Recentemente l’Agenzia delle Entrate ha pubblicato le istruzioni per l’applicazione dell’imposta forfettaria ai neo-residenti in Italia (la cosiddetta “flat tax“). Si tratta di una novità introdotta dalla Legge di bilancio 2017, che ha previsto un regime fiscale speciale e opzionale, alternativo alla disciplina ordinaria, a favore delle persone fisiche che trasferiscono la residenza fiscale in Italia, nel rispetto di certe condizioni (sostanzialmente non debbono essere state fiscalmente residenti in Italia per un periodo di almeno nove anni nel corso dei dieci precedenti l’esercizio dell’opzione).



L’opzione per il regime consente di versare un’imposta sostitutiva con riferimento ai redditi prodotti all’estero (a eccezione di alcune particolari tipologie) e può essere estesa anche ai familiari del soggetto interessato, a condizione che anch’essi trasferiscano la residenza in Italia. La norma è destinata a capitali esteri – e che rimangono tali – di significativa entità. L’opzione può essere esercitata dopo aver ottenuto il via libera da parte dell’Agenzia delle Entrate, può essere revocata ed è valida per 15 anni.
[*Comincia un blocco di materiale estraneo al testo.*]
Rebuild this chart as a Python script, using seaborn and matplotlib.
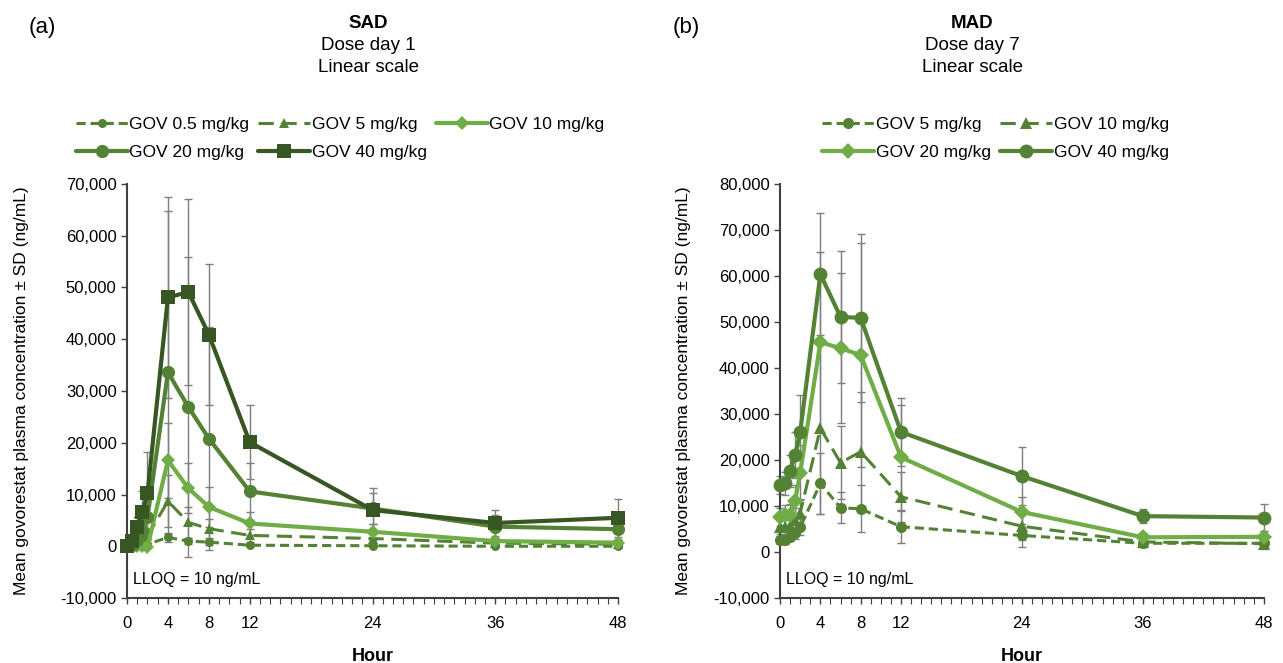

L’imposta è determinata in misura forfettaria annua ed è pari a 100.000 euro, da versare in unica soluzione, mentre per i familiari è ridotta a 25.000 euro. La ratio della norma è quella di favorire l’ingresso di lavoro, capitale e investimenti in Italia, soprattutto in un contesto in cui, da un lato, diversi Paesi, dopo la “Brexit”, stanno prendendo le misure per occupare spazi tradizionalmente anglosassoni; dall’altro, è vitale per il nostro Paese attrarre capitale e incentivare i consumi, visto che le tanto enfatizzate riforme non hanno avuto il risultato sperato. Nel caso dell’Italia, ciò potrebbe essere facilitato dalla forte attrattiva esercitata dalla bellezza naturale e artistica, che, insieme alla buona qualità di vita, ne fanno una meta assai ambita. 



Per questi motivi, si sta pensando a ulteriori forme di agevolazione, semplificando le procedure per ottenere i visti di ingresso e il permesso di soggiorno per chi richiede il trasferimento della residenza fiscale; parimenti i neo-residenti non saranno tenuti all’obbligo di presentazione della dichiarazione annuale per gli investimenti e le attività detenute all’estero, come previsto dalle regole del monitoraggio fiscale.
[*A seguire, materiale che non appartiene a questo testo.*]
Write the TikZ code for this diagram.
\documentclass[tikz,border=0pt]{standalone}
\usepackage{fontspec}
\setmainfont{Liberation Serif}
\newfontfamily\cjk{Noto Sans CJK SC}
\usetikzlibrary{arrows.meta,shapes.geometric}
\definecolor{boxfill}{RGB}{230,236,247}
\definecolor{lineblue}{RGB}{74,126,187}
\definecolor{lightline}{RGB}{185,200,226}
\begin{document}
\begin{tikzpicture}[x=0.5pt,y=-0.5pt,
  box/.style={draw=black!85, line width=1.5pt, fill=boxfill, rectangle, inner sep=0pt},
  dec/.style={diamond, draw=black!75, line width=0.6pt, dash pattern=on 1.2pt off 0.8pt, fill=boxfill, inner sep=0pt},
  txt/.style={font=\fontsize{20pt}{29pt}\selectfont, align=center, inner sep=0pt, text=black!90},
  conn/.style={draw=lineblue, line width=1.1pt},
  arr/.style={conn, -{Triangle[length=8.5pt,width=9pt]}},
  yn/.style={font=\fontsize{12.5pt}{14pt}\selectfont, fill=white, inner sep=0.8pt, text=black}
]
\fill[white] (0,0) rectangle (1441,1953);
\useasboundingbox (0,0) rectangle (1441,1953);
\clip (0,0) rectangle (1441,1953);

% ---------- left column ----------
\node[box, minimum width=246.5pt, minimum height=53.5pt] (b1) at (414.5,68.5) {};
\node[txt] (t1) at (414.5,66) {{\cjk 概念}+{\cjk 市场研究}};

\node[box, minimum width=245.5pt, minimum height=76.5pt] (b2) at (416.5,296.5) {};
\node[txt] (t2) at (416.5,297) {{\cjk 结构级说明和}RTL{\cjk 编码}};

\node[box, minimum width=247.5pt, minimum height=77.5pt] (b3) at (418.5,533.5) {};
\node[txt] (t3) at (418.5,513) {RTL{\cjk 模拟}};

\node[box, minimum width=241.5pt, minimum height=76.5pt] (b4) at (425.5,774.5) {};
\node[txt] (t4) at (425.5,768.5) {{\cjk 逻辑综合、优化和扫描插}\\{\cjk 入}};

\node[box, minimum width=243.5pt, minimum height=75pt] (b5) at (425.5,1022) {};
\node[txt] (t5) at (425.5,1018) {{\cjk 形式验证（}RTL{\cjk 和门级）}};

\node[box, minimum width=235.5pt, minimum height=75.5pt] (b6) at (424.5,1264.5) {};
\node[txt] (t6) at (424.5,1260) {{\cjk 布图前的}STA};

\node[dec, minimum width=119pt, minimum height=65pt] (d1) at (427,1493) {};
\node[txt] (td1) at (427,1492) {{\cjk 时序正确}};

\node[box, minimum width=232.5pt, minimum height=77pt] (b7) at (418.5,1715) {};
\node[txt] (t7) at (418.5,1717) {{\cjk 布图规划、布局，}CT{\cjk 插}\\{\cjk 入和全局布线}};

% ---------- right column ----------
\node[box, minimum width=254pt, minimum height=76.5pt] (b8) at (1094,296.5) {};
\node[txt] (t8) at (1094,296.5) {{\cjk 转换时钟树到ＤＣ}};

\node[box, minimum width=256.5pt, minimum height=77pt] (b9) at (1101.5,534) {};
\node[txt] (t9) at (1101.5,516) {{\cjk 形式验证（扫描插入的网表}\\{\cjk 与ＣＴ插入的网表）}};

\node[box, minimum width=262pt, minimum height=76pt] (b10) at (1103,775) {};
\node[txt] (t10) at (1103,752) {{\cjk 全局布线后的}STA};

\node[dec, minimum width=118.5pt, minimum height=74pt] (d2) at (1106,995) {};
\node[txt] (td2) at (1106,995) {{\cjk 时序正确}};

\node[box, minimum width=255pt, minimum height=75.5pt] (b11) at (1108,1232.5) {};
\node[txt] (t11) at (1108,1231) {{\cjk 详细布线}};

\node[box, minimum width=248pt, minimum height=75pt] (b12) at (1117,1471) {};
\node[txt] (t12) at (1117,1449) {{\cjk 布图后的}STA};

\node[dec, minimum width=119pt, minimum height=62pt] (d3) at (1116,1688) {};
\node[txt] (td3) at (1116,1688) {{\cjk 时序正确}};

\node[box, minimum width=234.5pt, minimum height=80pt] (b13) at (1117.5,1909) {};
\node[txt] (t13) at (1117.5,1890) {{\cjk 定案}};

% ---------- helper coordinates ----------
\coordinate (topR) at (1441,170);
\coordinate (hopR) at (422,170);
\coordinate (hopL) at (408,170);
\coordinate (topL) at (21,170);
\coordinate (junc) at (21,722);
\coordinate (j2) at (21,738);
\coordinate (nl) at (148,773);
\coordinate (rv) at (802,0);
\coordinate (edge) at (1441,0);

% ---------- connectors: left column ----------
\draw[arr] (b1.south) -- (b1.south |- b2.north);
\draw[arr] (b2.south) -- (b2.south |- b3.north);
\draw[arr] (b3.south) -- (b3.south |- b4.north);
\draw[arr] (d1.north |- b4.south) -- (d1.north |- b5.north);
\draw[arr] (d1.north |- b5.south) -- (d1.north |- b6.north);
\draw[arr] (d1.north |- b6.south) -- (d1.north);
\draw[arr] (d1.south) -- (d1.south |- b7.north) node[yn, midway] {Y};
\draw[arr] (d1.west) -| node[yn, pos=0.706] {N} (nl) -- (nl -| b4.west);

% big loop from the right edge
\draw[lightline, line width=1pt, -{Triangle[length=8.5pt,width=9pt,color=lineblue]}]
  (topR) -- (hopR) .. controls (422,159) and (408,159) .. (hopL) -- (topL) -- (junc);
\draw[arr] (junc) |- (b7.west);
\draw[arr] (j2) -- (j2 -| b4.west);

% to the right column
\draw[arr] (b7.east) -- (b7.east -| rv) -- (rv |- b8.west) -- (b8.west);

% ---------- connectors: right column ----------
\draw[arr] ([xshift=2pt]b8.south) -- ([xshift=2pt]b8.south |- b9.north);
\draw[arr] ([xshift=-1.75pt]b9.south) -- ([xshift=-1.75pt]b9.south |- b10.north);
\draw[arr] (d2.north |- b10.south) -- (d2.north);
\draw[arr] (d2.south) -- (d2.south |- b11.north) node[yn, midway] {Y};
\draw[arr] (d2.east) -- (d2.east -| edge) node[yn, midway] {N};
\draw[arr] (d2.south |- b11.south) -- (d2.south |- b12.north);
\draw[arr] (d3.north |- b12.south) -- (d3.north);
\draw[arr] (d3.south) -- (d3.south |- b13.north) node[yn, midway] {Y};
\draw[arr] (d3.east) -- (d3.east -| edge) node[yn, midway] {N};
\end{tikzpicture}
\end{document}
Naturalmente, tutto ciò che può far ripartire l’economia è benvenuto, ma non si può non rilevare una certa asimmetria con la situazione finora perseguita dal Legislatore, almeno nei confronti dei propri cittadini. Nel 2011, ad esempio, si introdusse una norma che prevedeva la tassazione ordinaria (in luogo della generalmente più favorevole tassazione separata) sulla quota di indennità di fine rapporto eccedente l’importo di 1 milione di euro (pochi casi): data la situazione emergenziale del momento e la comprensibile rabbia della gente contro liquidazioni milionarie di ricchi banchieri e manager in tempo di crisi, il provvedimento parve sensato, ma oggi stride con le nuove disposizioni in commento. Ad esempio, un milione e mezzo di Tfr liquidato, concorrerebbe alla formazione del reddito complessivo per l’importo di 500.000 euro, generando un’imposta di oltre 180.000 euro, ipotizzando che l’eccedenza indicata esaurisca il reddito complessivo, cosa che ovviamente non si verifica quasi mai.

Così come nel caso dell’istituto della collaborazione volontaria (“voluntary disclosure“), introdotto a fine 2014, che consente a tutti i contribuenti italiani di regolarizzare con il fisco attività finanziarie o patrimoniali e redditi celati (all’estero o in Italia) nel corso degli anni, pagando per intero le tasse, gli interessi di mora e, in misura ridotta, le sanzioni amministrative. E soprattutto il problema del progressivo impoverimento del ceto medio (famiglie e imprese): la spina dorsale del Paese, che ha visto una forte contrazione reddituale per effetto della crisi e di politiche fiscali non accomodanti, data la deteriorata situazione dei conti pubblici.

Sono solo alcuni esempi che, pur nei diversi contenuti, sono indice in fondo della mancanza di una visione di insieme, fattore più che mai indispensabile in campo tributario, per evitare profonde sperequazioni che possono generare lunghi e costosi contenziosi.